[Dataset rows]

● ● ● ● ●

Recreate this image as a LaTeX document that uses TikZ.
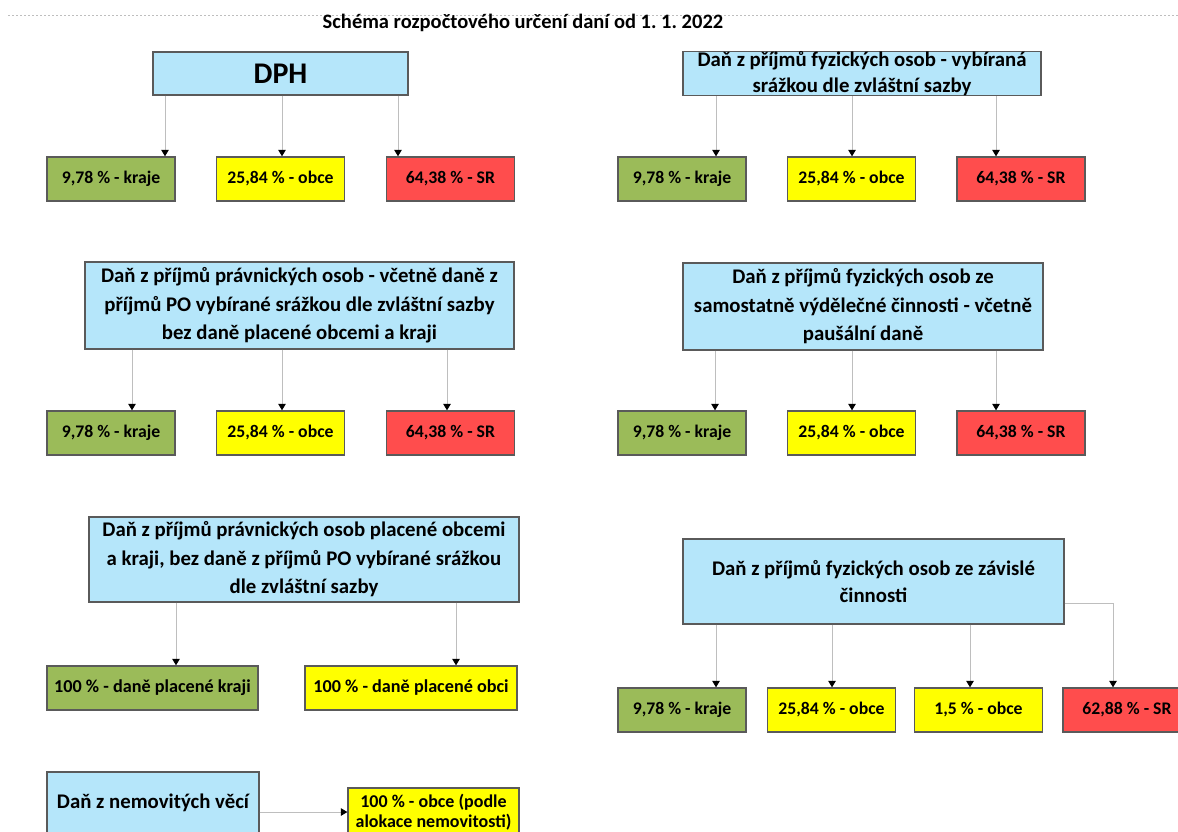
\documentclass[tikz,border=0pt]{standalone}
\usepackage{fontspec}
\setmainfont{Carlito}
\frenchspacing
\usetikzlibrary{arrows.meta}
\definecolor{boxblue}{RGB}{181,230,250}
\definecolor{boxgreen}{RGB}{155,187,89}
\definecolor{boxyellow}{RGB}{255,255,0}
\definecolor{boxred}{RGB}{255,77,77}
\definecolor{boxline}{RGB}{90,90,90}
\definecolor{arrline}{RGB}{190,190,190}
\begin{document}
\begin{tikzpicture}[x=1pt,y=-1pt,
  box/.style={draw=boxline,line width=1.3pt,inner sep=0pt,align=center,
    font=\fontsize{20.8}{28.5}\selectfont\bfseries},
  srcbox/.style={box,fill=boxblue},
  smallfont/.style={font=\fontsize{17.7}{20}\selectfont\bfseries,text height=12.5pt,text depth=4pt},
  gbox/.style={box,fill=boxgreen,minimum width=128,minimum height=44,smallfont},
  ybox/.style={box,fill=boxyellow,minimum width=128,minimum height=44,smallfont},
  rbox/.style={box,fill=boxred,minimum width=128,minimum height=44,smallfont},
  arr/.style={draw=arrline,line width=1pt,-{Triangle[width=7.5pt,length=6.5pt,color=black,fill=black]}}]
\useasboundingbox (0,0) rectangle (1178,832);
\draw[arrline,dash pattern=on 2pt off 2pt,line width=0.6pt] (8,15) -- (1178,15);
\node[font=\fontsize{20.5}{24}\selectfont\bfseries] (title) at (523,23) {Schéma rozpočtového určení daní od 1. 1. 2022};

% Row 1 left
\node[srcbox,minimum width=255,minimum height=43,font=\fontsize{30}{34}\selectfont\bfseries] (dph) at (280.5,73.5) {DPH};
\node[gbox] (a1) at (111,179) {9,78 \% - kraje};
\node[ybox] (a2) at (280.5,179) {25,84 \% - obce};
\node[rbox] (a3) at (450.5,179) {64,38 \% - SR};
\draw[arr] (165,0 |- dph.south) -- (165,0 |- a1.north);
\draw[arr] (282,0 |- dph.south) -- (282,0 |- a2.north);
\draw[arr] (398,0 |- dph.south) -- (398,0 |- a3.north);

% Row 1 right
\node[srcbox,minimum width=358,minimum height=43] (fsr) at (862,73.5) {Daň z příjmů fyzických osob - vybíraná\\[-3pt]srážkou dle zvláštní sazby};
\node[gbox] (b1) at (682,179) {9,78 \% - kraje};
\node[ybox] (b2) at (851.5,179) {25,84 \% - obce};
\node[rbox] (b3) at (1021,179) {64,38 \% - SR};
\draw[arr] (716,0 |- fsr.south) -- (716,0 |- b1.north);
\draw[arr] (852,0 |- fsr.south) -- (852,0 |- b2.north);
\draw[arr] (996,0 |- fsr.south) -- (996,0 |- b3.north);

% Row 2 left
\node[srcbox,minimum width=429,minimum height=87] (po) at (299.5,305.5) {Daň z příjmů právnických osob - včetně daně z\\příjmů PO vybírané srážkou dle zvláštní sazby\\bez daně placené obcemi a kraji};
\node[gbox] (c1) at (111,433) {9,78 \% - kraje};
\node[ybox] (c2) at (280.5,433) {25,84 \% - obce};
\node[rbox] (c3) at (450.5,433) {64,38 \% - SR};
\draw[arr] (132,0 |- po.south) -- (132,0 |- c1.north);
\draw[arr] (282,0 |- po.south) -- (282,0 |- c2.north);
\draw[arr] (447,0 |- po.south) -- (447,0 |- c3.north);

% Row 2 right
\node[srcbox,minimum width=360,minimum height=87] (osvc) at (863,306.5) {Daň z příjmů fyzických osob ze\\samostatně výdělečné činnosti - včetně\\paušální daně};
\node[gbox] (d1) at (682,433) {9,78 \% - kraje};
\node[ybox] (d2) at (851.5,433) {25,84 \% - obce};
\node[rbox] (d3) at (1021,433) {64,38 \% - SR};
\draw[arr] (715,0 |- osvc.south) -- (715,0 |- d1.north);
\draw[arr] (852,0 |- osvc.south) -- (852,0 |- d2.north);
\draw[arr] (996,0 |- osvc.south) -- (996,0 |- d3.north);

% Row 3 left
\node[srcbox,minimum width=430,minimum height=85] (pook) at (304,559.5) {Daň z příjmů právnických osob placené obcemi\\a kraji, bez daně z příjmů PO vybírané srážkou\\dle zvláštní sazby};
\node[gbox,minimum width=211,font=\fontsize{18.2}{20}\selectfont\bfseries] (e1) at (152.5,688) {100 \% - daně placené kraji};
\node[ybox,minimum width=212,font=\fontsize{18.2}{20}\selectfont\bfseries] (e2) at (411,688) {100 \% - daně placené obci};
\draw[arr] (176,0 |- pook.south) -- (176,0 |- e1.north);
\draw[arr] (456,0 |- pook.south) -- (456,0 |- e2.north);

% Row 3 right
\node[srcbox,minimum width=381,minimum height=85] (zc) at (873.5,581.5) {Daň z příjmů fyzických osob ze závislé\\[-2pt]činnosti};
\node[gbox] (f1) at (682,710) {9,78 \% - kraje};
\node[ybox] (f2) at (831.5,710) {25,84 \% - obce};
\node[ybox] (f3) at (978.5,710) {1,5 \% - obce};
\node[rbox] (f4) at (1127,710) {62,88 \% - SR};
\draw[arr] (716,0 |- zc.south) -- (716,0 |- f1.north);
\draw[arr] (832,0 |- zc.south) -- (832,0 |- f2.north);
\draw[arr] (970,0 |- zc.south) -- (970,0 |- f3.north);
\draw[arr] (zc.east |- 0,603) -| (1113,0 |- f4.north);

% Row 4
\node[srcbox,minimum width=212,minimum height=88] (nem) at (153,816) {\raisebox{8pt}[0pt][0pt]{Daň z nemovitých věcí}};
\node[ybox,minimum width=171,minimum height=48,text height=,text depth=,font=\fontsize{18}{20}\selectfont\bfseries] (nemo) at (433.5,812) {100 \% - obce (podle\\alokace nemovitosti)};
\draw[arr] (nem.east |- nemo.west) -- (nemo.west);
\end{tikzpicture}
\end{document}
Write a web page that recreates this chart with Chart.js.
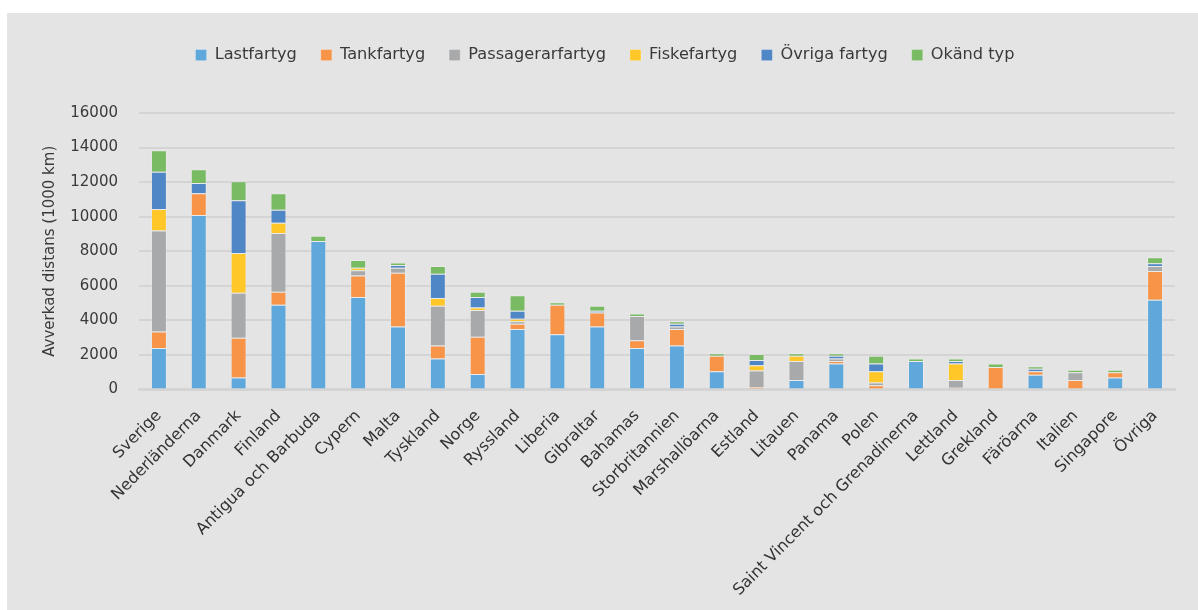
<!DOCTYPE html>
<html><head><meta charset="utf-8">
<script src="https://cdn.jsdelivr.net/npm/chart.js@4/dist/chart.umd.min.js"></script>
<style>
html,body{margin:0;padding:0;background:#fff;}
#wrap{position:absolute;left:7px;top:13px;width:1191px;height:597px;background:#e4e4e4;}
canvas{display:block;}
</style></head>
<body><div id="wrap"><canvas id="c" width="1191" height="597"></canvas></div>
<script>
const categories = ["Sverige","Nederländerna","Danmark","Finland","Antigua och Barbuda","Cypern","Malta","Tyskland","Norge","Ryssland","Liberia","Gibraltar","Bahamas","Storbritannien","Marshallöarna","Estland","Litauen","Panama","Polen","Saint Vincent och Grenadinerna","Lettland","Grekland","Färöarna","Italien","Singapore","Övriga"];
const lastfartyg =       [2400,10100,700,4900,8600,5350,3650,1800,900,3500,3200,3650,2400,2550,1050,0,550,1500,0,1650,0,0,850,0,700,5200];
const tankfartyg =       [950,1250,2300,750,0,1250,3100,750,2150,300,1700,800,450,950,900,150,0,150,250,0,100,1300,200,550,300,1650];
const passagerarfartyg = [5850,0,2600,3400,0,300,300,2300,1550,150,0,0,1400,150,0,950,1100,150,150,0,450,0,0,450,0,300];
const fiskefartyg =      [1250,0,2300,600,0,150,0,450,150,150,0,0,0,0,0,300,300,0,650,0,950,0,0,0,0,0];
const ovrigaFartyg =     [2150,600,3050,750,0,0,150,1400,600,450,0,100,0,150,0,300,0,150,450,0,150,0,150,0,0,150];
const okandTyp =         [1250,800,1100,950,300,450,150,450,300,900,150,300,150,150,150,350,150,150,450,150,150,200,150,150,150,350];
const yTicks = [0,2000,4000,6000,8000,10000,12000,14000,16000];

const seriesNames = ["Lastfartyg","Tankfartyg","Passagerarfartyg","Fiskefartyg","Övriga fartyg","Okänd typ"];
const seriesData = [lastfartyg,tankfartyg,passagerarfartyg,fiskefartyg,ovrigaFartyg,okandTyp];
const colors = ["#5ea8dc","#f79448","#a7a9aa","#ffc828","#4f86c6","#78bb62"];

const legendFix = {
  id:'legendFix',
  beforeInit(chart){
    const lg = chart.legend;
    if(lg){ const f = lg.fit; lg.fit = function(){ f.call(this); this.height = 90; }; }
  },
  afterLayout(chart){
    const lg = chart.legend;
    if(lg){ lg.left += 14; lg.right += 14; }
  }
};

new Chart(document.getElementById('c'), {
  type:'bar',
  data:{
    labels:categories,
    datasets:seriesNames.map((n,i)=>({
      label:n, data:seriesData[i], backgroundColor:colors[i],
      borderColor:'rgba(255,255,255,0.22)', borderWidth:1,
      categoryPercentage:0.8, barPercentage:0.5
    }))
  },
  options:{
    responsive:false, animation:false, devicePixelRatio:1,
    layout:{padding:{top:10,left:0,right:23,bottom:0}},
    plugins:{
      legend:{position:'top',align:'center',
        labels:{font:{family:'DejaVu Sans',size:16.2},color:'#3a3a3a',boxWidth:11,boxHeight:11,padding:24}},
      tooltip:{enabled:false}
    },
    scales:{
      x:{stacked:true,
        grid:{display:false,drawTicks:false},
        border:{display:true,color:'#d4d4d4',width:3},
        ticks:{font:{family:'DejaVu Sans',size:16},color:'#333',minRotation:45,maxRotation:45,padding:17,autoSkip:false},
        afterFit(s){ s.height = 220.5; }
      },
      y:{stacked:true,min:0,max:16000,
        afterBuildTicks(s){ s.ticks = yTicks.map(v=>({value:v})); },
        grid:{color:'#d4d4d4',lineWidth:2,drawTicks:false},
        border:{display:false},
        ticks:{font:{family:'DejaVu Sans',size:15},color:'#3a3a3a',padding:21,callback:(v)=>String(v)},
        title:{display:true,text:'Avverkad distans (1000 km)',font:{family:'DejaVu Sans',size:15},color:'#3a3a3a',padding:{top:34,bottom:0}},
        afterFit(s){ s.width = 132; }
      }
    }
  },
  plugins:[legendFix]
});
</script></body></html>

● ● ● ● ●

Objective:
Pick out all the lines with the word "that" in them and copy them.

Completed exercise:
Recreate this image as a LaTeX document that uses TikZ.
Write a web page that recreates this chart with Chart.js.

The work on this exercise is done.